The question is to whom? What is the scenario you are imagining, and who is
the attacker there?

> Access
> control on the rest of the information is irrelevant. Indeed, access
> control on the public key is irrelevant, since you must reveal it when
> you use the client cert.

You are imagining that the server I am connecting to, and that I have
decided to identify myself to, is the one that is attacking me? Right?
Because otherwise I cannot understand your issue. 

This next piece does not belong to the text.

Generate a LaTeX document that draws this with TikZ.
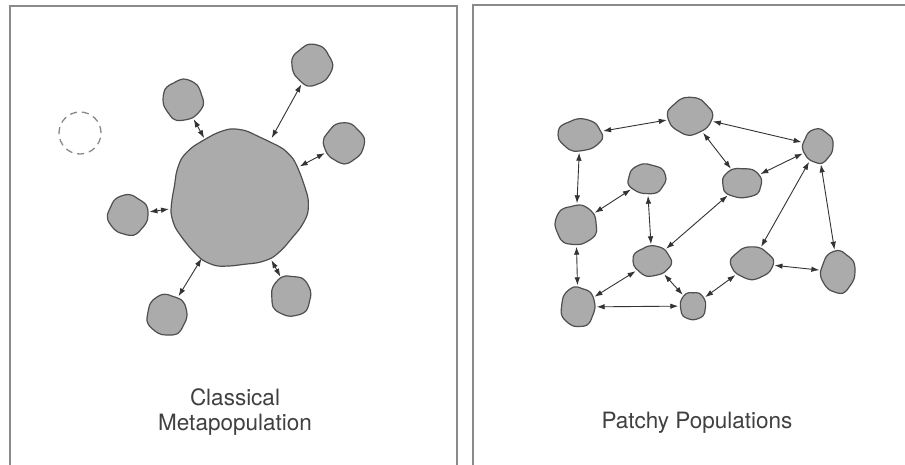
\documentclass[tikz,border=0pt]{standalone}
\usepackage{fontspec}
\setmainfont{TeX Gyre Heros}
\usetikzlibrary{arrows.meta,shapes.geometric}
\definecolor{patchfill}{HTML}{ABABAB}
\definecolor{patchline}{HTML}{4F4F4F}
\definecolor{framecol}{HTML}{8A8A8A}
\definecolor{labeltext}{HTML}{404040}
\tikzset{
  anchorpatch/.style={ellipse, inner sep=0pt, draw=none},
  patchshape/.style={fill=patchfill, draw=patchline, line width=1.2pt},
  link/.style={draw=black!80, line width=0.9pt,
    {Latex[length=8pt,width=5.5pt]}-{Latex[length=8pt,width=5.5pt]},
    shorten <=1.5pt, shorten >=1.5pt},
  panelframe/.style={draw=framecol, line width=1.6pt},
  labeltxt/.style={text=labeltext, font=\fontsize{22.5}{25.5}\selectfont, align=center},
}
% name, x, y, rx, ry, phase
\newcommand\patchblob[6]{%
  \draw[patchshape] plot[smooth cycle, domain=0:345, samples=24, variable=\t]
   ({#2+#4*(1+0.03*sin(4*\t+#6)+0.02*sin(7*\t+2*#6))*cos(\t)},
    {#3+#5*(1+0.03*sin(4*\t+#6)+0.02*sin(7*\t+2*#6))*sin(\t)});
  \node[anchorpatch, minimum width={2*#4pt}, minimum height={2*#5pt}] (#1) at (#2,#3) {};
}
\begin{document}
\begin{tikzpicture}[x=1pt,y=-1pt]
\useasboundingbox (0,0) rectangle (905,464);
\clip (0,0) rectangle (905,464);
\fill[white] (0,0) rectangle (905,464);
% panels
\draw[panelframe] (10,6) rectangle (457,480);
\draw[panelframe] (473,5) rectangle (915,480);

% ---------- left panel ----------
\draw[patchshape] plot[smooth cycle, domain=0:348, samples=30, variable=\t]
  ({238+68*(1+0.022*sin(7*\t+20)+0.025*sin(3*\t+70))*cos(\t)},
   {199+68*(1+0.022*sin(7*\t+20)+0.025*sin(3*\t+70))*sin(\t)});
\node[anchorpatch, minimum width=136pt, minimum height=136pt] (big) at (238,199) {};

\node[circle, draw=framecol, line width=1.3pt, dash pattern=on 7pt off 5pt,
      minimum size=42pt, inner sep=0pt] (empty) at (80,133) {};

\patchblob{s1}{183}{100}{20}{20.5}{10}
\patchblob{s2}{312}{65}{20}{20.5}{50}
\patchblob{s3}{344}{143}{20}{20}{100}
\patchblob{s4}{128}{215}{20}{20}{150}
\patchblob{s5}{167}{315}{20}{20.5}{200}
\patchblob{s6}{291}{296}{20}{20.5}{250}

\draw[link] (big) -- (s1);
\draw[link] (big) -- (s2);
\draw[link] (big) -- (s3);
\draw[link] (big) -- (s4);
\draw[link] (big) -- (s5);
\draw[link] (big) -- (s6);

\node[labeltxt] (lbl1) at (235,412) {Classical\\Metapopulation};

% ---------- right panel ----------
\patchblob{pa}{580}{135}{22}{16}{20}
\patchblob{pb}{690}{116}{22}{18.5}{80}
\patchblob{pc}{818}{146}{15}{17}{140}
\patchblob{pd}{647}{179}{19}{15}{200}
\patchblob{pe}{742}{183}{20}{15}{260}
\patchblob{pf}{576}{225}{21}{20}{320}
\patchblob{pg}{652}{261}{19}{15}{30}
\patchblob{ph}{752}{263}{21}{16}{90}
\patchblob{pi}{838}{272}{17}{21}{150}
\patchblob{pj}{578}{307}{17}{20}{210}
\patchblob{pk}{693}{306}{13}{14}{270}

\draw[link] (pa) -- (pb);
\draw[link] (pb) -- (pc);
\draw[link] (pb) -- (pe);
\draw[link] (pa) -- (pf);
\draw[link] (pf) -- (pd);
\draw[link] (pd) -- (pg);
\draw[link] (pg) -- (pe);
\draw[link] (pe) -- (pc);
\draw[link] (pc) -- (ph);
\draw[link] (pc) -- (pi);
\draw[link] (ph) -- (pi);
\draw[link] (pf) -- (pj);
\draw[link] (pg) -- (pj);
\draw[link] (pg) -- (pk);
\draw[link] (pj) -- (pk);
\draw[link] (pk) -- (ph);

\node[labeltxt] (lbl2) at (697,423) {Patchy Populations};
\end{tikzpicture}
\end{document}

But then I still do not understand your issue, since I deliberately
did connect to that site in an identifiable manner with a global id.
I could have created a locally valid ID only, had I wanted to not 
connect with a globally valid one.

So your issue boils down to this: if I connect to a web site deliberately
with a global identifier, then I am globally identified by that web site.
Which is what I wanted.

So perhaps it is up to you to answer: why should I not want that? 

> Incidentally, to observers as well as the
> server you connect to.

Not when you re-negotiation I think. 
And certainly not if you use Tor, right?